>>>>

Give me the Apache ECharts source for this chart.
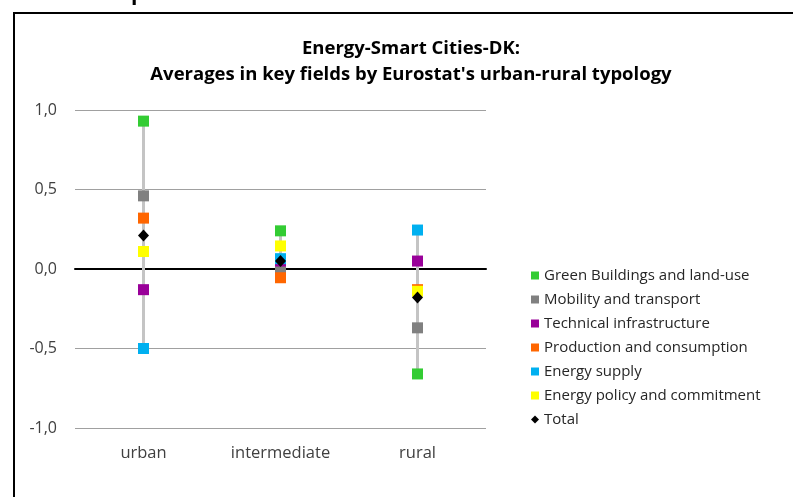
<!DOCTYPE html>
<html>
  <head>
    <meta charset="utf-8" />
    <title>Energy-Smart Cities-DK</title>
    <style type="text/css">
      html,
      body {
        margin: 0;
        padding: 0;
        background: #fff;
      }
    </style>
    <script src="https://cdn.jsdelivr.net/npm/echarts@6/dist/echarts.min.js"></script>
  </head>
  <body>
    <div id="chart" style="width: 793px; height: 497px"></div>
    <script type="text/javascript">
      var categories = ["urban", "intermediate", "rural"];
      var fieldNames = [
        "Green Buildings and land-use",
        "Mobility and transport",
        "Technical infrastructure",
        "Production and consumption",
        "Energy supply",
        "Energy policy and commitment",
        "Total",
      ];
      var fieldColors = ["#33cc33", "#808080", "#990099", "#ff6600", "#00b0f0", "#ffff00", "#000000"];

      var greenBuildings = [0.93, 0.24, -0.66];
      var mobility = [0.46, 0.0, -0.37];
      var technical = [-0.13, 0.05, 0.05];
      var production = [0.32, -0.055, -0.13];
      var energySupply = [-0.5, 0.065, 0.245];
      var energyPolicy = [0.11, 0.145, -0.14];
      var total = [0.21, 0.05, -0.18];

      var yTicks = [-1, -0.5, 0, 0.5, 1];

      var allValues = [greenBuildings, mobility, technical, production, energySupply, energyPolicy, total];
      var fontFam = "'Open Sans', sans-serif";

      // high-low range per category
      var rangeData = categories.map(function (c, i) {
        var vals = allValues.slice(0, 6).map(function (a) { return a[i]; });
        return [i, Math.min.apply(null, vals), Math.max.apply(null, vals)];
      });

      var chart = echarts.init(document.getElementById("chart"));

      var series = [
        {
          type: "custom",
          name: "range",
          silent: true,
          data: rangeData,
          renderItem: function (params, api) {
            var lo = api.coord([api.value(0), api.value(1)]);
            var hi = api.coord([api.value(0), api.value(2)]);
            return {
              type: "line",
              shape: { x1: lo[0], y1: lo[1], x2: hi[0], y2: hi[1] },
              style: { stroke: "#c4c4c4", lineWidth: 3 },
            };
          },
          z: 1,
        },
      ];

      allValues.forEach(function (vals, k) {
        series.push({
          name: fieldNames[k],
          type: "scatter",
          symbol: k === 6 ? "diamond" : "rect",
          symbolSize: k === 6 ? [11, 12] : 11,
          itemStyle: { color: fieldColors[k], opacity: 1 },
          data: vals,
          z: 2 + k,
        });
      });

      chart.setOption({
        animation: false,
        textStyle: { fontFamily: fontFam },
        title: {
          text: "Energy-Smart Cities-DK:\nAverages in key fields by Eurostat's urban-rural typology",
          left: 406,
          top: 31,
          textAlign: "center",
          textStyle: { fontSize: 18.5, fontWeight: "bold", lineHeight: 26, color: "#000", fontFamily: fontFam },
        },
        graphic: [
          {
            type: "rect",
            shape: { x: 14, y: 13, width: 800, height: 520 },
            style: { fill: "none", stroke: "#000", lineWidth: 2 },
            silent: true,
          },
          {
            type: "text",
            left: 60,
            top: -16,
            style: { text: "Municipalities", font: "bold 21px " + fontFam, fill: "#000" },
            silent: true,
          },
        ],
        legend: {
          orient: "vertical",
          left: 526,
          top: 263,
          itemWidth: 8,
          itemHeight: 8,
          itemGap: 9,
          textStyle: { fontSize: 15, color: "#262626", fontFamily: fontFam },
          data: fieldNames.map(function (n, k) {
            return { name: n, icon: k === 6 ? "diamond" : "rect" };
          }),
        },
        grid: { left: 75, right: 307, top: 110, bottom: 69 },
        xAxis: {
          type: "category",
          data: categories,
          axisTick: { show: false },
          axisLine: { onZero: true, lineStyle: { color: "#000", width: 2 } },
          axisLabel: { margin: 17, fontSize: 16.5, color: "#404040" },
        },
        yAxis: {
          type: "value",
          min: yTicks[0],
          max: yTicks[yTicks.length - 1],
          interval: 0.5,
          axisLine: { show: false },
          axisTick: { show: false },
          splitLine: { lineStyle: { color: "#a0a0a0", width: 1 } },
          axisLabel: {
            margin: 18,
            fontSize: 16,
            color: "#404040",
            formatter: function (v) { return v.toFixed(1).replace(".", ","); },
          },
        },
        series: series,
      });
    </script>
  </body>
</html>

<<<<

Written task = Take the listing above and restate it word for word, without its pictures.

Response to the exercise =
Give me the Apache ECharts source for this chart.
<!DOCTYPE html>
<html>
  <head>
    <meta charset="utf-8" />
    <title>Energy-Smart Cities-DK</title>
    <style type="text/css">
      html,
      body {
        margin: 0;
        padding: 0;
        background: #fff;
      }
    </style>
    <script src="https://cdn.jsdelivr.net/npm/echarts@6/dist/echarts.min.js"></script>
  </head>
  <body>
    <div id="chart" style="width: 793px; height: 497px"></div>
    <script type="text/javascript">
      var categories = ["urban", "intermediate", "rural"];
      var fieldNames = [
        "Green Buildings and land-use",
        "Mobility and transport",
        "Technical infrastructure",
        "Production and consumption",
        "Energy supply",
        "Energy policy and commitment",
        "Total",
      ];
      var fieldColors = ["#33cc33", "#808080", "#990099", "#ff6600", "#00b0f0", "#ffff00", "#000000"];

      var greenBuildings = [0.93, 0.24, -0.66];
      var mobility = [0.46, 0.0, -0.37];
      var technical = [-0.13, 0.05, 0.05];
      var production = [0.32, -0.055, -0.13];
      var energySupply = [-0.5, 0.065, 0.245];
      var energyPolicy = [0.11, 0.145, -0.14];
      var total = [0.21, 0.05, -0.18];

      var yTicks = [-1, -0.5, 0, 0.5, 1];

      var allValues = [greenBuildings, mobility, technical, production, energySupply, energyPolicy, total];
      var fontFam = "'Open Sans', sans-serif";

      // high-low range per category
      var rangeData = categories.map(function (c, i) {
        var vals = allValues.slice(0, 6).map(function (a) { return a[i]; });
        return [i, Math.min.apply(null, vals), Math.max.apply(null, vals)];
      });

      var chart = echarts.init(document.getElementById("chart"));

      var series = [
        {
          type: "custom",
          name: "range",
          silent: true,
          data: rangeData,
          renderItem: function (params, api) {
            var lo = api.coord([api.value(0), api.value(1)]);
            var hi = api.coord([api.value(0), api.value(2)]);
            return {
              type: "line",
              shape: { x1: lo[0], y1: lo[1], x2: hi[0], y2: hi[1] },
              style: { stroke: "#c4c4c4", lineWidth: 3 },
            };
          },
          z: 1,
        },
      ];

      allValues.forEach(function (vals, k) {
        series.push({
          name: fieldNames[k],
          type: "scatter",
          symbol: k === 6 ? "diamond" : "rect",
          symbolSize: k === 6 ? [11, 12] : 11,
          itemStyle: { color: fieldColors[k], opacity: 1 },
          data: vals,
          z: 2 + k,
        });
      });

      chart.setOption({
        animation: false,
        textStyle: { fontFamily: fontFam },
        title: {
          text: "Energy-Smart Cities-DK:\nAverages in key fields by Eurostat's urban-rural typology",
          left: 406,
          top: 31,
          textAlign: "center",
          textStyle: { fontSize: 18.5, fontWeight: "bold", lineHeight: 26, color: "#000", fontFamily: fontFam },
        },
        graphic: [
          {
            type: "rect",
            shape: { x: 14, y: 13, width: 800, height: 520 },
            style: { fill: "none", stroke: "#000", lineWidth: 2 },
            silent: true,
          },
          {
            type: "text",
            left: 60,
            top: -16,
            style: { text: "Municipalities", font: "bold 21px " + fontFam, fill: "#000" },
            silent: true,
          },
        ],
        legend: {
          orient: "vertical",
          left: 526,
          top: 263,
          itemWidth: 8,
          itemHeight: 8,
          itemGap: 9,
          textStyle: { fontSize: 15, color: "#262626", fontFamily: fontFam },
          data: fieldNames.map(function (n, k) {
            return { name: n, icon: k === 6 ? "diamond" : "rect" };
          }),
        },
        grid: { left: 75, right: 307, top: 110, bottom: 69 },
        xAxis: {
          type: "category",
          data: categories,
          axisTick: { show: false },
          axisLine: { onZero: true, lineStyle: { color: "#000", width: 2 } },
          axisLabel: { margin: 17, fontSize: 16.5, color: "#404040" },
        },
        yAxis: {
          type: "value",
          min: yTicks[0],
          max: yTicks[yTicks.length - 1],
          interval: 0.5,
          axisLine: { show: false },
          axisTick: { show: false },
          splitLine: { lineStyle: { color: "#a0a0a0", width: 1 } },
          axisLabel: {
            margin: 18,
            fontSize: 16,
            color: "#404040",
            formatter: function (v) { return v.toFixed(1).replace(".", ","); },
          },
        },
        series: series,
      });
    </script>
  </body>
</html>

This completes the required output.